C'était donc une ville à part, au-dessus de l'autre ville, ce que nous confirment l'importance et la splendeur des monuments qui restent. C'est un dédale de salles souterraines ou extérieures, dont les fenêtres s'ouvrent soudain sur le vide, à une hauteur vertigineuse, ou des pans de murs effondrés et béants qui semblent avoir été ouverts exprès pour laisser voir la vallée et les prés en fleurs. Des couloirs voûtés et sombres, creusés dans le roc, débouchent souvent sur des salles splendides à coupole et décor sculpté.
Le projet de barrage prévoit une inondation en deux temps : d'abord le nord de la vallée sera recouvert par les eaux : soit la rive où sont actuellement les deux mausolées et le pont bâti par les princes d'Hasankeyf. Puis viendra le sud, la ville elle-même, les grottes les plus basses.

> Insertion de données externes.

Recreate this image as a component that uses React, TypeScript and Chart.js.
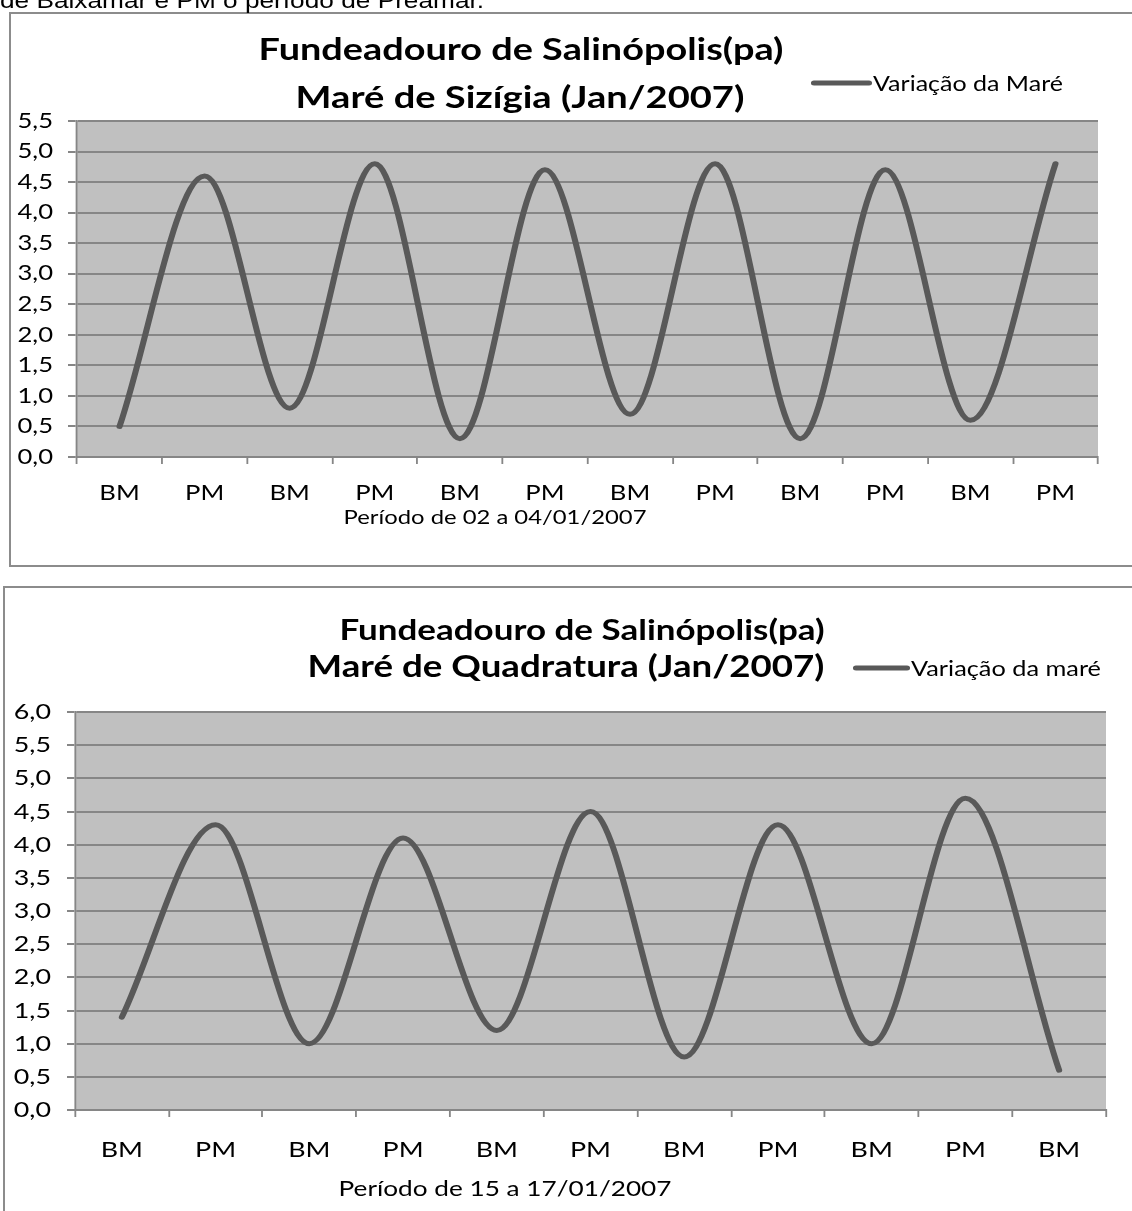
import React, { useEffect, useRef } from "react";
import { Chart, registerables } from "chart.js";

Chart.register(...registerables);

// ---------------- Data ----------------
const headerText = "de Baixamar e PM o período de Preamar.";

const sizigiaCategories = ["BM", "PM", "BM", "PM", "BM", "PM", "BM", "PM", "BM", "PM", "BM", "PM"];
const sizigiaHeights = [0.5, 4.6, 0.8, 4.8, 0.3, 4.7, 0.7, 4.8, 0.3, 4.7, 0.6, 4.8];
const sizigiaYMax = 5.5;
const sizigiaTitle = ["Fundeadouro de Salinópolis(pa)", "Maré de Sizígia (Jan/2007)"];
const sizigiaSeriesName = "Variação da Maré";
const sizigiaAxisTitle = "Período de 02 a 04/01/2007";

const quadraturaCategories = ["BM", "PM", "BM", "PM", "BM", "PM", "BM", "PM", "BM", "PM", "BM"];
const quadraturaHeights = [1.4, 4.3, 1.0, 4.1, 1.2, 4.5, 0.8, 4.3, 1.0, 4.7, 0.6];
const quadraturaYMax = 6.0;
const quadraturaTitle = ["Fundeadouro de Salinópolis(pa)", "Maré de Quadratura (Jan/2007)"];
const quadraturaSeriesName = "Variação da maré";
const quadraturaAxisTitle = "Período de 15 a 17/01/2007";

const yStep = 0.5;

// ---------------- Styles ----------------
const SX = 1.22; // horizontal stretch of the reference picture
const PAGE_W = 1132;
const LINE_COLOR = "#595959";
const GRID_COLOR = "#868686";
const PLOT_BG = "#C0C0C0";
const FAMILY = "Lato, 'Noto Sans', sans-serif";

type TextPos = { cx?: number; left?: number; base: number; width: number };
type PanelLayout = {
  top: number;
  height: number;
  box: { left: number; top: number; bottom: number };
  plot: { left: number; right: number; top: number; bottom: number };
  titlePos: TextPos[];
  legendLine: { x1: number; x2: number; y: number };
  legendText: TextPos;
  axisTitle: TextPos;
  tickFont: number;
  xTickPad: number;
  xTickLen: number;
  yTickPad: number;
  yTickLen: number;
};

const sizigiaLayout: PanelLayout = {
  top: 0,
  height: 575,
  box: { left: 10, top: 13, bottom: 566 },
  plot: { left: 77, right: 1098, top: 121, bottom: 457 },
  titlePos: [
    { cx: 521, base: 60, width: 525 },
    { cx: 520, base: 108, width: 449 },
  ],
  legendLine: { x1: 814, x2: 869, y: 83 },
  legendText: { left: 873, base: 91, width: 190 },
  axisTitle: { cx: 495, base: 524, width: 303 },
  tickFont: 21,
  xTickPad: 17,
  xTickLen: 7,
  yTickPad: 15,
  yTickLen: 9,
};

const quadraturaLayout: PanelLayout = {
  top: 575,
  height: 636,
  box: { left: 4, top: 587, bottom: 1260 },
  plot: { left: 75, right: 1106, top: 712, bottom: 1110 },
  titlePos: [
    { cx: 582, base: 640, width: 485 },
    { cx: 566, base: 677, width: 517 },
  ],
  legendLine: { x1: 856, x2: 907, y: 668 },
  legendText: { left: 911, base: 676, width: 190 },
  axisTitle: { cx: 505, base: 1196, width: 333 },
  tickFont: 22,
  xTickPad: 20,
  xTickLen: 7,
  yTickPad: 16,
  yTickLen: 8,
};

type PanelProps = {
  labels: string[];
  values: number[];
  yMax: number;
  title: string[];
  seriesName: string;
  axisTitle: string;
  layout: PanelLayout;
};

function TidePanel({ labels, values, yMax, title, seriesName, axisTitle, layout }: PanelProps) {
  const ref = useRef<HTMLCanvasElement>(null);

  useEffect(() => {
    const canvas = ref.current;
    if (!canvas) return;
    const L = layout;
    const lx = (x: number) => x / SX;
    const ly = (y: number) => y - L.top;

    const drawFitted = (ctx: CanvasRenderingContext2D, text: string, pos: TextPos, bold: boolean) => {
      const weight = bold ? "bold " : "";
      ctx.font = `${weight}100px ${FAMILY}`;
      const w100 = ctx.measureText(text).width;
      const size = (100 * (pos.width / SX)) / w100;
      ctx.font = `${weight}${size.toFixed(2)}px ${FAMILY}`;
      ctx.fillStyle = "#000";
      ctx.textBaseline = "alphabetic";
      if (pos.cx !== undefined) {
        ctx.textAlign = "center";
        ctx.fillText(text, lx(pos.cx), ly(pos.base));
      } else {
        ctx.textAlign = "left";
        ctx.fillText(text, lx(pos.left as number), ly(pos.base));
      }
    };

    const panelPlugin = {
      id: "tidePanel",
      beforeDraw(chart: any) {
        const ctx = chart.ctx as CanvasRenderingContext2D;
        ctx.save();
        ctx.setTransform(SX, 0, 0, 1, 0, 0);
        const a = chart.chartArea;
        ctx.fillStyle = PLOT_BG;
        ctx.fillRect(a.left, a.top, a.right - a.left, a.bottom - a.top);
      },
      afterDraw(chart: any) {
        const ctx = chart.ctx as CanvasRenderingContext2D;
        title.forEach((t, i) => drawFitted(ctx, t, L.titlePos[i], true));
        ctx.save();
        ctx.strokeStyle = LINE_COLOR;
        ctx.lineWidth = 5;
        ctx.lineCap = "round";
        ctx.beginPath();
        ctx.moveTo(lx(L.legendLine.x1), ly(L.legendLine.y));
        ctx.lineTo(lx(L.legendLine.x2), ly(L.legendLine.y));
        ctx.stroke();
        ctx.restore();
        drawFitted(ctx, seriesName, L.legendText, false);
        drawFitted(ctx, axisTitle, L.axisTitle, false);
        ctx.restore();
        // outer chart box (page coordinates)
        ctx.save();
        ctx.setTransform(1, 0, 0, 1, 0, 0);
        ctx.strokeStyle = "#8c8c8c";
        ctx.lineWidth = 2;
        ctx.strokeRect(L.box.left, ly(L.box.top), 2000, L.box.bottom - L.box.top);
        ctx.restore();
      },
    };

    const tickFont = { family: FAMILY, size: L.tickFont };

    const chart = new Chart(canvas, {
      type: "line",
      data: {
        labels,
        datasets: [
          {
            label: seriesName,
            data: values,
            borderColor: LINE_COLOR,
            backgroundColor: LINE_COLOR,
            borderWidth: 5,
            pointRadius: 0,
            pointHoverRadius: 0,
            cubicInterpolationMode: "monotone",
            fill: false,
            borderCapStyle: "round",
            borderJoinStyle: "round",
          },
        ],
      },
      options: {
        responsive: false,
        animation: false,
        devicePixelRatio: 1,
        events: [],
        layout: {
          padding: { left: 0, top: ly(L.plot.top), right: PAGE_W - lx(L.plot.right), bottom: 0 },
        },
        plugins: {
          legend: { display: false },
          title: { display: false },
          tooltip: { enabled: false },
        },
        scales: {
          x: {
            type: "category",
            offset: true,
            grid: {
              offset: true,
              drawOnChartArea: false,
              drawTicks: true,
              tickLength: L.xTickLen,
              color: GRID_COLOR,
              lineWidth: 1.5,
            },
            border: { display: true, color: GRID_COLOR, width: 2 },
            ticks: {
              color: "#000",
              font: tickFont,
              padding: L.xTickPad,
              maxRotation: 0,
              minRotation: 0,
              autoSkip: false,
            },
            afterFit: (s: any) => {
              s.height = L.height - ly(L.plot.bottom);
            },
          },
          y: {
            min: 0,
            max: yMax,
            grid: {
              color: GRID_COLOR,
              lineWidth: 2,
              drawTicks: true,
              tickLength: L.yTickLen / SX,
            },
            border: { display: true, color: GRID_COLOR, width: 1.5 },
            ticks: {
              stepSize: yStep,
              color: "#000",
              font: tickFont,
              padding: L.yTickPad / SX,
              callback: (v: any) => Number(v).toFixed(1).replace(".", ","),
            },
            afterFit: (s: any) => {
              s.width = lx(L.plot.left);
            },
          },
        },
      } as any,
      plugins: [panelPlugin],
    });

    return () => chart.destroy();
  }, [labels, values, yMax, title, seriesName, axisTitle, layout]);

  return (
    <canvas
      ref={ref}
      width={PAGE_W}
      height={layout.height}
      style={{ position: "absolute", left: 0, top: layout.top, display: "block" }}
    />
  );
}

export default function App() {
  return (
    <div
      style={{
        position: "absolute",
        left: 0,
        top: 0,
        width: PAGE_W,
        height: 1211,
        overflow: "hidden",
        background: "#fff",
      }}
    >
      <TidePanel
        labels={sizigiaCategories}
        values={sizigiaHeights}
        yMax={sizigiaYMax}
        title={sizigiaTitle}
        seriesName={sizigiaSeriesName}
        axisTitle={sizigiaAxisTitle}
        layout={sizigiaLayout}
      />
      <TidePanel
        labels={quadraturaCategories}
        values={quadraturaHeights}
        yMax={quadraturaYMax}
        title={quadraturaTitle}
        seriesName={quadraturaSeriesName}
        axisTitle={quadraturaAxisTitle}
        layout={quadraturaLayout}
      />
      <div
        style={{
          position: "absolute",
          left: 0,
          top: -10,
          font: "21.5px 'Liberation Sans', Arial, sans-serif",
          lineHeight: "22px",
          whiteSpace: "nowrap",
          color: "#000",
          transform: `scaleX(${SX})`,
          transformOrigin: "0 0",
        }}
      >
        {headerText}
      </div>
    </div>
  );
}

Ne resteront du site que les sommets et la citadelle. Du village rupestre ne restera que les cavernes supérieures. Le mausolée de Zaynal Beg doit être déplacé. Mais comme pour les msoaiques de Zeugma, il ne suffit pas d'extraire les objets ou les monuments-phares d'un site archéologiques pour estimer l'avoir sauvé. Un pareil site, couvrant des millénaires d'histoire, ne peut se contenter de fouilles d'urgence. Un site dont le mode de vie troglodyte est ininterrompu depuis le néolithique mérite mieux que de terminer en galerie d'exploration pour plongeurs sous-marins.